### What you are asked to do
Write out the material exactly, without any of its pictures.

### Supplied data
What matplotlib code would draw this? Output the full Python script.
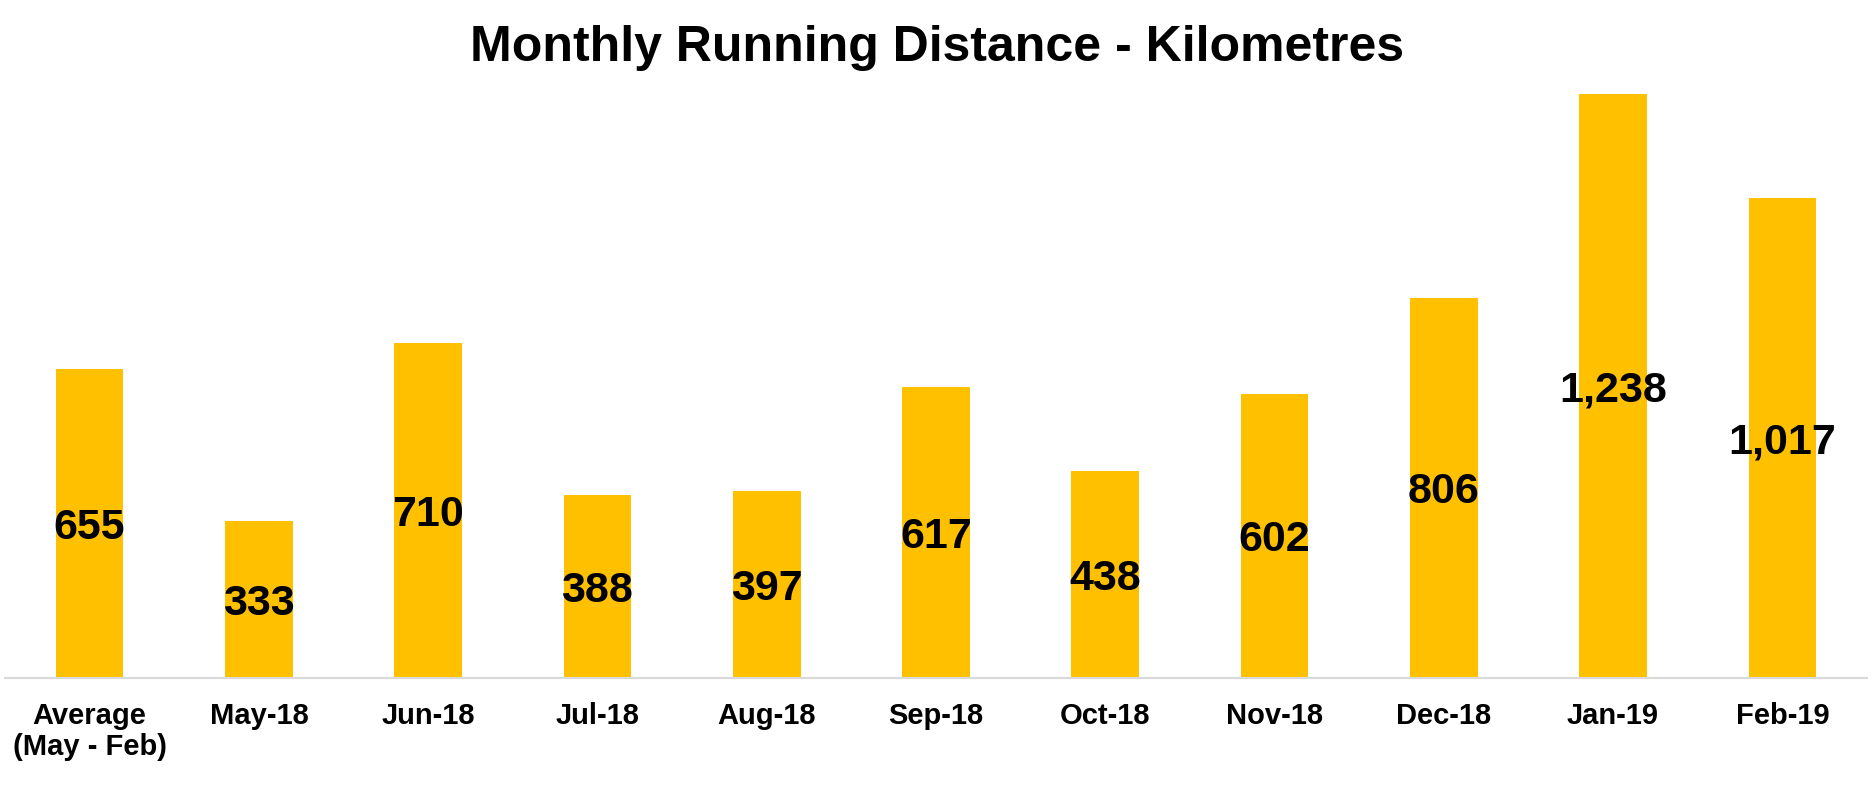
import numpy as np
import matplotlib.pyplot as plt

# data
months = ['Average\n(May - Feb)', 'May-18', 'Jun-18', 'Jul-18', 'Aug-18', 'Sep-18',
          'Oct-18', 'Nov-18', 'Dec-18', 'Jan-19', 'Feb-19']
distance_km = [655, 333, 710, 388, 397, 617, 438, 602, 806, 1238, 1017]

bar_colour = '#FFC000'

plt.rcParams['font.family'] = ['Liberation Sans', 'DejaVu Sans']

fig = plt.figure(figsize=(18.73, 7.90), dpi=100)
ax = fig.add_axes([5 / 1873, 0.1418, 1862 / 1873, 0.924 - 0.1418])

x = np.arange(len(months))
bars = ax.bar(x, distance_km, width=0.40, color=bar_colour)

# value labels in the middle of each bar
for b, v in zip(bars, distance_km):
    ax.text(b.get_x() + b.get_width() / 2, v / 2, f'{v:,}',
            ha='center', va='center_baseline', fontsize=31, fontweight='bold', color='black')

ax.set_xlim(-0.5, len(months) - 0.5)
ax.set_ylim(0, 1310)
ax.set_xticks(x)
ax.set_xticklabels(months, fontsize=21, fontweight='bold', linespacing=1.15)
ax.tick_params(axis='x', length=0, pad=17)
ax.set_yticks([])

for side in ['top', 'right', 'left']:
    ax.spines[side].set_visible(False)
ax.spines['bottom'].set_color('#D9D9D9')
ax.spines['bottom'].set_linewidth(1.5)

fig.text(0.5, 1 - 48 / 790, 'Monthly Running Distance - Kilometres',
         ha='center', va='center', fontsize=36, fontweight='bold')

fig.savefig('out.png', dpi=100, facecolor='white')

### Written answer
What matplotlib code would draw this? Output the full Python script.
import numpy as np
import matplotlib.pyplot as plt

# data
months = ['Average\n(May - Feb)', 'May-18', 'Jun-18', 'Jul-18', 'Aug-18', 'Sep-18',
          'Oct-18', 'Nov-18', 'Dec-18', 'Jan-19', 'Feb-19']
distance_km = [655, 333, 710, 388, 397, 617, 438, 602, 806, 1238, 1017]

bar_colour = '#FFC000'

plt.rcParams['font.family'] = ['Liberation Sans', 'DejaVu Sans']

fig = plt.figure(figsize=(18.73, 7.90), dpi=100)
ax = fig.add_axes([5 / 1873, 0.1418, 1862 / 1873, 0.924 - 0.1418])

x = np.arange(len(months))
bars = ax.bar(x, distance_km, width=0.40, color=bar_colour)

# value labels in the middle of each bar
for b, v in zip(bars, distance_km):
    ax.text(b.get_x() + b.get_width() / 2, v / 2, f'{v:,}',
            ha='center', va='center_baseline', fontsize=31, fontweight='bold', color='black')

ax.set_xlim(-0.5, len(months) - 0.5)
ax.set_ylim(0, 1310)
ax.set_xticks(x)
ax.set_xticklabels(months, fontsize=21, fontweight='bold', linespacing=1.15)
ax.tick_params(axis='x', length=0, pad=17)
ax.set_yticks([])

for side in ['top', 'right', 'left']:
    ax.spines[side].set_visible(False)
ax.spines['bottom'].set_color('#D9D9D9')
ax.spines['bottom'].set_linewidth(1.5)

fig.text(0.5, 1 - 48 / 790, 'Monthly Running Distance - Kilometres',
         ha='center', va='center', fontsize=36, fontweight='bold')

fig.savefig('out.png', dpi=100, facecolor='white')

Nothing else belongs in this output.